Much of the red deer hunting in New Zealand occurs in enclosures. Not that these enclosures are small; some are thousands of acres in size. But, the animals hunted in the enclosures are farm raised, then released, so they have lost much of their innate caution. Adrian hunts only free-range red deer.
OF ELK AND DEER
Like elk, red deer have a rutting season in which the stags call frequently, wallow in the mud, chase hinds and generally act rank. This season is called the roar, and it occurs in early fall, or about the month of April, Down Under. Before heading to New Zealand, I was anxious to hear about the other elk and their behavior. Unfortunately, trying to gather comparisons between red deer and elk isn't easy, because few bowhunters have spent time with both. Guides from overseas can describe the roar to you, but they typically have little to compare it to our elk bugling season. Having bowhunted in New Mexico just six months earlier, as well as Colorado, elk were fresh on my mind when I reached the mountains of New Zealand.

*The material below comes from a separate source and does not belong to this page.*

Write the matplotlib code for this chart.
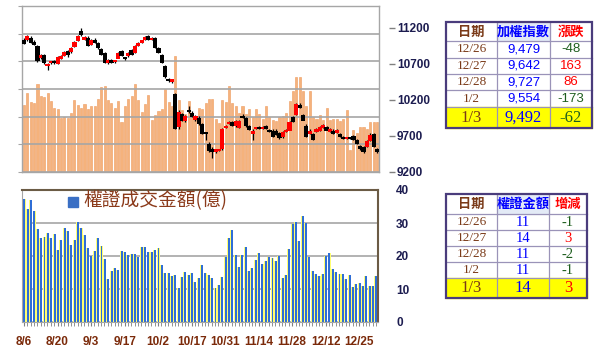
import numpy as np
import matplotlib.pyplot as plt
from matplotlib.patches import Rectangle

# ---- data ----
x_labels = ['8/6', '8/20', '9/3', '9/17', '10/2', '10/17', '10/31', '11/14', '11/28', '12/12', '12/25']

# 大盤成交量 (orange bars, no scale shown)
volume = [1208, 1419, 1268, 1250, 1594, 1377, 1353, 1419, 1292, 1153,
          1135, 984, 1002, 984, 1063, 1304, 1208, 1165, 1220, 1135,
          1184, 1184, 1316, 1534, 1558, 1304, 1256, 1165, 1292, 912,
          1184, 1322, 1365, 1588, 1304, 1093, 1226, 1395, 942, 1033,
          1111, 1135, 1498, 1268, 1196, 2089, 1300, 1123, 1045, 1292,
          1051, 1002, 1153, 1135, 1256, 1328, 1328, 966, 882, 1304,
          1274, 1546, 1256, 1196, 1075, 1184, 1045, 1135, 1002, 1135,
          1045, 966, 1184, 990, 942, 930, 1002, 1014, 1075, 1286,
          1455, 1710, 1710, 1455, 1184, 1455, 1002, 966, 1033, 942,
          1153, 942, 966, 966, 930, 966, 1123, 398, 760, 700,
          820, 820, 770, 910, 900, 910]

# 加權指數 K 線
opens = [11040, 11030, 11070, 11010, 10955, 10785, 10830, 10670, 10715, 10730,
         10705, 10772, 10818, 10878, 10864, 10938, 11018, 11160, 11035, 11070,
         10970, 11040, 10990, 10910, 10860, 10725, 10760, 10730, 10780, 10880,
         10795, 10810, 10900, 10855, 10960, 11000, 11040, 11090, 11040, 11065,
         10925, 10830, 10670, 10490, 10460, 10285, 9830, 10010, 9920, 10050,
         10030, 9930, 9960, 9870, 9755, 9600, 9530, 9490, 9495, 9520,
         9820, 9870, 9905, 9840, 9820, 9990, 9950, 9840, 9740, 9800,
         9830, 9800, 9840, 9790, 9781, 9781, 9744, 9688, 9758, 9781,
         9968, 9991, 10131, 9991, 9851, 9734, 9734, 9758, 9772, 9818,
         9828, 9758, 9781, 9744, 9734, 9688, 9665, 9672, 9711, 9650,
         9571, 9548, 9548, 9641, 9734, 9510]
highs = [11060, 11100, 11080, 11030, 10960, 10840, 10840, 10710, 10740, 10745,
         10805, 10825, 10870, 10885, 10930, 11010, 11100, 11190, 11085, 11080,
         11040, 11050, 10995, 10915, 10865, 10770, 10770, 10750, 10865, 10890,
         10800, 10860, 10905, 10965, 11000, 11025, 11090, 11100, 11075, 11070,
         10930, 10835, 10680, 10500, 10490, 10290, 10060, 10020, 9990, 10120,
         10040, 9990, 9975, 9880, 9760, 9610, 9540, 9510, 9510, 9810,
         9850, 9910, 9910, 9915, 9920, 10010, 9960, 9850, 9790, 9830,
         9840, 9840, 9845, 9795, 9790, 9790, 9750, 9765, 9790, 9905,
         9975, 10160, 10150, 10000, 9860, 9790, 9740, 9810, 9835, 9870,
         9835, 9810, 9790, 9795, 9740, 9700, 9680, 9680, 9715, 9660,
         9580, 9555, 9650, 9735, 9745, 9530]
lows = [10975, 11020, 10990, 10960, 10720, 10770, 10700, 10620, 10690, 10700,
        10700, 10765, 10810, 10800, 10855, 10930, 11010, 11090, 11025, 10950,
        10960, 10985, 10910, 10815, 10710, 10700, 10715, 10715, 10775, 10810,
        10755, 10800, 10825, 10850, 10950, 10990, 11030, 11035, 11035, 10920,
        10850, 10710, 10500, 10450, 10440, 9790, 9790, 9900, 9890, 10020,
        9960, 9900, 9850, 9720, 9650, 9480, 9400, 9470, 9485, 9510,
        9810, 9860, 9840, 9830, 9810, 9950, 9830, 9780, 9650, 9790,
        9790, 9790, 9800, 9750, 9680, 9715, 9660, 9675, 9750, 9775,
        9890, 9985, 10090, 9915, 9680, 9720, 9640, 9750, 9765, 9810,
        9775, 9750, 9730, 9740, 9680, 9655, 9655, 9660, 9640, 9590,
        9505, 9470, 9540, 9630, 9545, 9470]
closes = [10985, 11088, 10995, 10970, 10745, 10830, 10715, 10700, 10728, 10712,
          10799, 10818, 10864, 10831, 10925, 11004, 11097, 11100, 11078, 10960,
          11030, 10995, 10920, 10825, 10725, 10760, 10725, 10738, 10860, 10820,
          10770, 10855, 10831, 10960, 10995, 11018, 11085, 11041, 11070, 10925,
          10860, 10720, 10520, 10470, 10481, 9806, 10045, 9921, 9982, 10040,
          9975, 9980, 9868, 9730, 9735, 9495, 9480, 9500, 9505, 9800,
          9840, 9905, 9850, 9910, 9915, 9960, 9840, 9790, 9780, 9820,
          9800, 9835, 9805, 9760, 9688, 9725, 9678, 9758, 9781, 9898,
          9898, 10154, 10098, 9921, 9688, 9781, 9650, 9804, 9828, 9865,
          9781, 9804, 9734, 9790, 9688, 9665, 9672, 9668, 9650, 9600,
          9527, 9479, 9642, 9727, 9554, 9492]

# 權證成交金額(億)
warrant = [37.2, 34.3, 37.0, 33.6, 28.2, 25.6, 25.9, 27.0, 25.6, 26.8,
           21.8, 24.8, 28.4, 27.7, 23.3, 24.8, 30.3, 28.5, 26.4, 22.4,
           20.0, 21.5, 25.5, 23.0, 19.0, 13.0, 15.5, 16.4, 15.9, 21.5,
           21.2, 20.3, 20.5, 20.5, 19.8, 22.8, 22.6, 21.1, 21.1, 21.9,
           22.4, 17.4, 15.0, 14.7, 14.0, 14.1, 10.3, 13.6, 15.2, 14.3,
           15.0, 12.1, 13.2, 17.3, 14.7, 14.3, 13.2, 10.2, 11.1, 13.6,
           19.7, 25.5, 27.8, 20.4, 16.8, 20.4, 22.7, 15.5, 16.4, 18.7,
           20.9, 17.6, 18.4, 19.7, 19.3, 18.6, 20.0, 13.2, 14.2, 22.1,
           29.6, 30.4, 24.5, 32.1, 29.9, 19.7, 15.6, 14.4, 14.0, 14.4,
           20.1, 21.0, 16.0, 15.1, 14.6, 14.4, 12.9, 14.1, 10.5, 11.4,
           11.8, 11, 14, 11, 11, 14]

# 右側表格
tbl_dates = ['12/26', '12/27', '12/28', '1/2', '1/3']
tbl1_head = ['日期', '加權指數', '漲跌']
tbl1_index = ['9,479', '9,642', '9,727', '9,554', '9,492']
tbl1_chg = ['-48', '163', '86', '-173', '-62']
tbl2_head = ['日期', '權證金額', '增減']
tbl2_amt = ['11', '14', '11', '11', '14']
tbl2_chg = ['-1', '3', '-2', '-1', '3']

W, H = 598, 351
BROWN = '#7A3A18'
BLUE = '#0000FF'
RED = '#FF0000'
GREEN = '#1E5E1E'
NAVY = '#1C1C50'
GRID = '#A6A6A6'

# tick labels are bold Arial-like everywhere
plt.rcParams['font.family'] = ['Liberation Sans', 'DejaVu Sans']
plt.rcParams['font.weight'] = 'bold'


def px_rect(l, t, r, b):
    # pixel box -> figure fraction
    return [l / W, 1 - b / H, (r - l) / W, (b - t) / H]


fig = plt.figure(figsize=(W / 100, H / 100), dpi=100)
n = len(warrant)
x = np.arange(n)

# ---------- 上圖: 成交量 + K 線 ----------
ax1 = fig.add_axes(px_rect(22, 6, 379, 172))
ax1.bar(x, volume, width=0.62, color='#F5B27C', edgecolor='#EE9A5C', linewidth=0.4)
ax1.set_ylim(0, 3000)
ax1.set_yticks(np.arange(0, 3001, 500))
ax1.set_xlim(-0.6, n - 0.4)
ax1.yaxis.grid(True, color=GRID, linewidth=1.2)
ax1.set_axisbelow(False)
ax1.tick_params(axis='y', labelleft=False, length=3, color=GRID)
ax1.tick_params(axis='x', bottom=False, labelbottom=False)
for s in ax1.spines.values():
    s.set_color(GRID)
    s.set_linewidth(1.0)

ax1p = ax1.twinx()
ax1p.set_ylim(9200, 11500)
ax1p.set_yticks(range(9200, 11201, 500))
for s in ax1p.spines.values():
    s.set_visible(False)
ax1p.spines['right'].set_position(('outward', 7))
ax1p.tick_params(axis='y', length=4, width=1, color='#808080', pad=2,
                 labelsize=8.5, labelcolor=NAVY)

o = np.array(opens)
c = np.array(closes)
up = c >= o
ax1p.vlines(x, lows, highs, color='black', linewidth=0.9, zorder=2)
ax1p.bar(x, np.maximum(np.abs(c - o), 30), bottom=np.minimum(o, c) - 8, width=1.25,
         color=np.where(up, '#FF0000', '#000000'), zorder=3)

# ---------- 下圖: 權證成交金額 ----------
ax2 = fig.add_axes(px_rect(22, 190, 378, 322))
ax2.bar(x, warrant, width=0.9, color='#FFFF70')
ax2.bar(x + 0.12, warrant, width=0.58, color='#2F6ED6')
ax2.set_xlim(-0.6, n - 0.4)
ax2.set_ylim(0, 40)
ax2.set_yticks(range(0, 41, 10))
ax2.yaxis.grid(True, color=GRID, linewidth=1.2)
ax2.set_axisbelow(True)
ax2.yaxis.tick_right()
ax2.tick_params(axis='y', length=0, pad=13, labelsize=8.5, labelcolor=NAVY)
ax2.set_xticks(x[::10])
ax2.set_xticklabels(x_labels)
ax2.set_xticks(x, minor=True)
ax2.tick_params(axis='x', which='both', length=3, color='#808080', pad=7,
                labelsize=8.5, labelcolor='#7B2A0A')
for k in ['left', 'bottom']:
    ax2.spines[k].set_color(GRID)
for k in ['top', 'right']:
    ax2.spines[k].set_color('#6B5B45')
    ax2.spines[k].set_linewidth(1.5)

# ---------- 疊圖層 (像素座標) ----------
ov = fig.add_axes([0, 0, 1, 1])
ov.set_xlim(0, W)
ov.set_ylim(H, 0)
ov.axis('off')
ov.patch.set_alpha(0)

# 圖例
ov.add_patch(Rectangle((68, 197), 10, 10, color='#3A6FC4'))
ov.text(83, 201, '權證成交金額(億)', fontsize=13.5, family='Noto Sans CJK TC',
        fontweight='normal', color='#8B3A1A', va='center', ha='left')


def chg_color(s):
    return GREEN if s.startswith('-') else RED


def draw_table(xs, ys, heads, vals, chgs, val_family, val_size):
    ov.add_patch(Rectangle((xs[0], ys[-2]), xs[-1] - xs[0], ys[-1] - ys[-2],
                           color='#FFFF00', zorder=1))
    ov.add_patch(Rectangle((xs[1], ys[0]), xs[2] - xs[1], ys[1] - ys[0],
                           color='#E3EAF6', zorder=1))
    for yy in ys[1:-1]:
        ov.plot([xs[0], xs[-1]], [yy, yy], color='#9A93B8', lw=0.9, zorder=2)
    for xx in xs[1:-1]:
        ov.plot([xx, xx], [ys[0], ys[-1]], color='#9A93B8', lw=0.9, zorder=2)
    ov.add_patch(Rectangle((xs[0], ys[0]), xs[-1] - xs[0], ys[-1] - ys[0],
                           fill=False, edgecolor='#4A3C7C', lw=1.6, zorder=4))
    cx = [(xs[i] + xs[i + 1]) / 2 for i in range(3)]
    hc = [BROWN, BLUE, RED]
    for i in range(3):
        ov.text(cx[i], (ys[0] + ys[1]) / 2, heads[i], fontsize=9.5, color=hc[i],
                family='Noto Sans CJK TC', fontweight='bold', ha='center', va='center', zorder=5)
    for r in range(5):
        cy = (ys[r + 1] + ys[r + 2]) / 2
        last = r == 4
        ov.text(cx[0], cy, tbl_dates[r], fontsize=12 if last else 9.5, color=BROWN,
                family='Liberation Serif', fontweight='normal', ha='center', va='center', zorder=5)
        ov.text(cx[1], cy, vals[r], fontsize=12 if last else val_size, color=BLUE,
                family='Liberation Serif' if last else val_family, fontweight='normal',
                ha='center', va='center', zorder=5)
        ov.text(cx[2], cy, chgs[r], fontsize=12 if last else val_size, color=chg_color(chgs[r]),
                family='Liberation Serif' if last else val_family, fontweight='normal',
                ha='center', va='center', zorder=5)


draw_table([446, 497, 550, 592], [22, 41, 57.7, 74, 90.3, 106.7, 128.3],
           tbl1_head, tbl1_index, tbl1_chg, 'Liberation Sans', 9.5)
draw_table([446, 497, 549, 587], [194, 214.3, 230, 246, 262.3, 278.3, 298.3],
           tbl2_head, tbl2_amt, tbl2_chg, 'Liberation Serif', 10.5)

fig.savefig('out.png', dpi=100)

The first stag I heard roar did so at 4:30 a.m. from the blackness of an expansive valley below Adrian's cabin and frankly, I didn't recognize the sound. I sat perched on the throne of the outhouse, a less than regal position, and thought I was listening to the bellow of a beef cow. When I entered the cabin and Adrian asked me if I had heard any reds, I answered a sincere no. It wasn't until and hour later, at the start of the first of many long tramps, that we heard a red roar and Adrian was able to point out the sound to me.
I was astounded. This was not a roar. Lions roar, kudu roar, dragons roar; reds bellow, I decided, for it wasn't as romantic as I'd expected, almost a drawn out, well, mooooo. It did hold some similarities to an elk bugle however. At the beginning, it had that same kind of gravelly growl that starts a bugle, and sometimes, at the end, the red stag would finish the bellow with a grunting chuckle, much like a bull elk. There definitely was no bugle, no whistle to the red stag's call.
Red deer evolved their low-frequency call because that carries best in the deep forests of northern Europe. Conversely, the elk's high-frequency whistle is the sound that carries best in the open plains they roamed for thousands of years. Ever notice that an elk in the timber is always closer than it seems? That's because in the thick stuff the sound doesn't carry well and the animal has to be almost on top of you to be heard.
It wasn't until much later in my nine-day hunt that I really heard the roar part of the red stag's call. It was a morning when reds seemed to be calling from every direction as Adrian and I hiked into the area we planned to hunt. Most were bellowing, but a few of the animals actually did seem to roar. I'm not sure if it was the great distance, or some difference in the voice of the stags, but the sound was impressive and lion-like.